Day 2: Galveston, TX to Biloxi, MS
410 Miles – 7 hours
Too soon, it was time to get on the road again. We wanted to get to Biloxi, Mississippi by the evening and we had a long way to go. Instead of heading back north to Houston though, we took the coastal route which started with a ferry crossing back to the main land. A lovely 2.7 mile trip that takes about 20 minutes, all while sitting in your car and enjoying the view.
We followed the coastal road for a while and then headed north towards Beaumont, Texas. Pieter came here in 2017 after Hurricane Harvey came through and left the area dealing with a lot of flooding. Back then he brought his small boat and was helping people and their pets get from flooded homes to safety. A lot of civilians came to help from as far away as Florida and Georgia.
This section of I-10 has the most impressive bridges that crosses large areas of swamp. Impressive to see and drive on. I got a chance to drive while Pieter took a nap and while focusing a lot on the trailer and the towing part at the beginning, soon relaxed enough to enjoy the scenery. Sorry, couldn’t take any pictures while driving!
We made it through the state of Louisianna with just a quick Walmart detour for much needed new wiper blades, and into Gulfport, Mississippi by that evening.
Gulfport, another Gulf of Mexico town, is very close to Biloxi, our stop that evening. This town also took a beating when Hurricane Harvey came through and we could see a lot of damage still, but also a lot of new construction and roads. The beaches were so clean and white when we showed up that we had to stop for a bit to take a walk and appreciate the views.

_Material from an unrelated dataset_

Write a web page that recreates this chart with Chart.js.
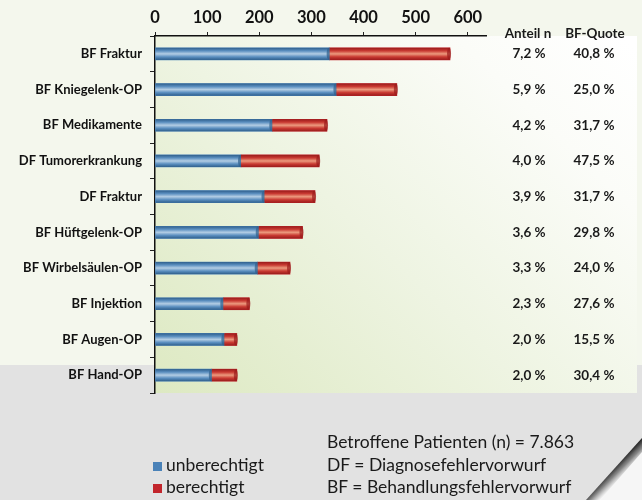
<!DOCTYPE html>
<html>
<head>
<meta charset="utf-8">
<script src="https://cdn.jsdelivr.net/npm/chart.js@4"></script>
<style>
  body { margin: 0; background: #e2e2e2; }
  #wrap { position: relative; width: 642px; height: 500px; }
  .note { position: absolute; font-family: Lato, sans-serif; font-size: 17.5px; color: #1a1a1a; white-space: nowrap; }
  .sq { display: inline-block; width: 9px; height: 9px; margin-right: 4px; vertical-align: 0px; }
</style>
</head>
<body>
<div id="wrap">
  <canvas id="chart"></canvas>
  <div class="note" style="left:327px; top:431px;">Betroffene Patienten (n) = 7.863</div>
  <div class="note" style="left:153px; top:454px;"><span class="sq" style="background:#4a82b8"></span>unberechtigt</div>
  <div class="note" style="left:327px; top:454px;">DF = Diagnosefehlervorwurf</div>
  <div class="note" style="left:153px; top:476px;"><span class="sq" style="background:#c2252c"></span>berechtigt</div>
  <div class="note" style="left:327px; top:476px;">BF = Behandlungsfehlervorwurf</div>
</div>
<script>
// Daten
const categories = ['BF Fraktur', 'BF Kniegelenk-OP', 'BF Medikamente', 'DF Tumorerkrankung', 'DF Fraktur',
    'BF Hüftgelenk-OP', 'BF Wirbelsäulen-OP', 'BF Injektion', 'BF Augen-OP', 'BF Hand-OP'];
const unberechtigt = [335, 348, 225, 165, 210, 199, 197, 131, 133, 109];
const berechtigt = [231, 116, 105, 150, 97, 84, 62, 50, 24, 48];
const anteilN = ['7,2 %', '5,9 %', '4,2 %', '4,0 %', '3,9 %', '3,6 %', '3,3 %', '2,3 %', '2,0 %', '2,0 %'];
const bfQuote = ['40,8 %', '25,0 %', '31,7 %', '47,5 %', '31,7 %', '29,8 %', '24,0 %', '27,6 %', '15,5 %', '30,4 %'];
const xTicks = [0, 100, 200, 300, 400, 500, 600];

const FONT = 'Lato, sans-serif';

// Hintergrund + Panel
const backgroundPlugin = {
    id: 'bg',
    beforeDraw(chart) {
        const ctx = chart.ctx;
        const area = chart.chartArea;
        ctx.save();
        ctx.fillStyle = '#f4f7ed';
        ctx.fillRect(0, 0, chart.width, 365);
        ctx.fillStyle = '#e2e2e2';
        ctx.fillRect(0, 365, chart.width, chart.height - 365);
        const g = ctx.createLinearGradient(area.left, area.bottom, 560, area.top - 60);
        g.addColorStop(0, '#dde9c2');
        g.addColorStop(0.45, '#eef4e2');
        g.addColorStop(0.8, '#fbfcf8');
        g.addColorStop(1, '#ffffff');
        ctx.fillStyle = g;
        ctx.fillRect(area.left, area.top, 637 - area.left, area.bottom - area.top);
        ctx.restore();
    }
};

// Zylinder-Effekt der Balken
const cylinderPlugin = {
    id: 'cylinder',
    afterDatasetsDraw(chart) {
        const ctx = chart.ctx;
        const shades = [
            ['#2f5f8c', '#5b8fc0', '#b3cde4', '#5b8fc0', '#2f5f8c'],
            ['#9a1b1b', '#c93a32', '#ec9a7e', '#c93a32', '#9a1b1b']
        ];
        ctx.save();
        chart.data.datasets.forEach((ds, di) => {
            const meta = chart.getDatasetMeta(di);
            meta.data.forEach(el => {
                const p = el.getProps(['x', 'y', 'base', 'height'], true);
                const left = Math.min(p.base, p.x);
                const w = Math.abs(p.x - p.base);
                const top = p.y - p.height / 2;
                const g = ctx.createLinearGradient(0, top, 0, top + p.height);
                const s = shades[di];
                g.addColorStop(0, s[0]);
                g.addColorStop(0.25, s[1]);
                g.addColorStop(0.5, s[2]);
                g.addColorStop(0.75, s[1]);
                g.addColorStop(1, s[0]);
                ctx.fillStyle = g;
                ctx.fillRect(left, top, w, p.height);
                // Endkappe
                ctx.fillStyle = s[0];
                ctx.globalAlpha = 0.7;
                ctx.beginPath();
                ctx.ellipse(p.x - 1, p.y, 2, p.height / 2, 0, 0, Math.PI * 2);
                ctx.fill();
                ctx.globalAlpha = 1;
            });
        });
        ctx.restore();
    }
};

// Spalten rechts: Anteil n / BF-Quote
const columnsPlugin = {
    id: 'columns',
    afterDraw(chart) {
        const ctx = chart.ctx;
        const y = chart.scales.y;
        ctx.save();
        ctx.fillStyle = '#1a1a1a';
        ctx.textAlign = 'center';
        ctx.textBaseline = 'middle';
        ctx.font = 'bold 13.5px ' + FONT;
        ctx.fillText('Anteil n', 528, 34);
        ctx.fillText('BF-Quote', 595, 34);
        categories.forEach((c, i) => {
            const py = y.getPixelForValue(i);
            ctx.fillText(anteilN[i], 529, py);
            ctx.fillText(bfQuote[i], 594, py);
        });
        // Eselsohr unten rechts
        ctx.fillStyle = '#f6f6f6';
        ctx.beginPath();
        ctx.moveTo(642, 443);
        ctx.lineTo(642, 500);
        ctx.lineTo(589, 500);
        ctx.closePath();
        ctx.fill();
        const g = ctx.createLinearGradient(612, 468, 622, 478);
        g.addColorStop(0, 'rgba(20,20,20,0.95)');
        g.addColorStop(0.5, 'rgba(60,60,60,0.6)');
        g.addColorStop(1, 'rgba(120,120,120,0)');
        ctx.fillStyle = g;
        ctx.beginPath();
        ctx.moveTo(642, 438);
        ctx.lineTo(642, 452);
        ctx.lineTo(600, 500);
        ctx.lineTo(586, 500);
        ctx.closePath();
        ctx.fill();
        ctx.restore();
    }
};

new Chart(document.getElementById('chart'), {
    type: 'bar',
    data: {
        labels: categories,
        datasets: [
            { label: 'unberechtigt', data: unberechtigt, backgroundColor: '#4a82b8', barThickness: 12 },
            { label: 'berechtigt', data: berechtigt, backgroundColor: '#c2252c', barThickness: 12 }
        ]
    },
    options: {
        indexAxis: 'y',
        responsive: true,
        maintainAspectRatio: false,
        animation: false,
        layout: { padding: { left: 0, right: 156, top: 0, bottom: 107 } },
        plugins: {
            legend: { display: false },
            tooltip: { enabled: false }
        },
        scales: {
            x: {
                position: 'top',
                stacked: true,
                min: 0,
                max: 635,
                afterBuildTicks(scale) {
                    scale.ticks = xTicks.map(v => ({ value: v }));
                },
                afterFit(scale) { scale.height = 36; },
                grid: { drawOnChartArea: false, drawTicks: true, tickLength: 4, color: '#222' },
                border: { color: '#111', width: 1.5 },
                ticks: { color: '#111', padding: 4, font: { family: FONT, size: 16.5, weight: 'bold' } }
            },
            y: {
                stacked: true,
                afterFit(scale) { scale.width = 155; },
                grid: { drawOnChartArea: false, drawTicks: true, tickLength: 5, color: '#222', offset: true },
                border: { color: '#111', width: 1.5 },
                ticks: { color: '#111', padding: 8, font: { family: FONT, size: 13, weight: 'bold' } }
            }
        }
    },
    plugins: [backgroundPlugin, cylinderPlugin, columnsPlugin]
});
</script>
</body>
</html>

Pieter was in charge of picking the hotel for the evening and ignored my ocean front requests to finally book us the last room on the bottom floor of a sketchy hotel that was as far from the ocean as you could possible be. We went ahead and kept the reservation, but made sure to at least have dinner in a restaurant that offered an outside deck and ocean views.
Day 3: Biloxi, MS to Suwanee, GA
420 miles – 6 hours
We got on the road after breakfast at the hotel without even taking a last beach stroll and turned west to head home. After a short trip next to the ocean, we headed north towards Mobile and Montgomery, AL. I was able to get one final beach picture while we were driving next to the ocean.
This part of the trip was uneventful – just driving and stopping when we needed to. Since I was now very comfortable towing the U-Haul, we took turns to drive and cover the the final stretch home to Atlanta.
The kids helped us unload the truck and trailer, and Pieter returned the U-Haul. After just over a thousand miles and three days of driving, we were finally back home and had the whole family together in one house again.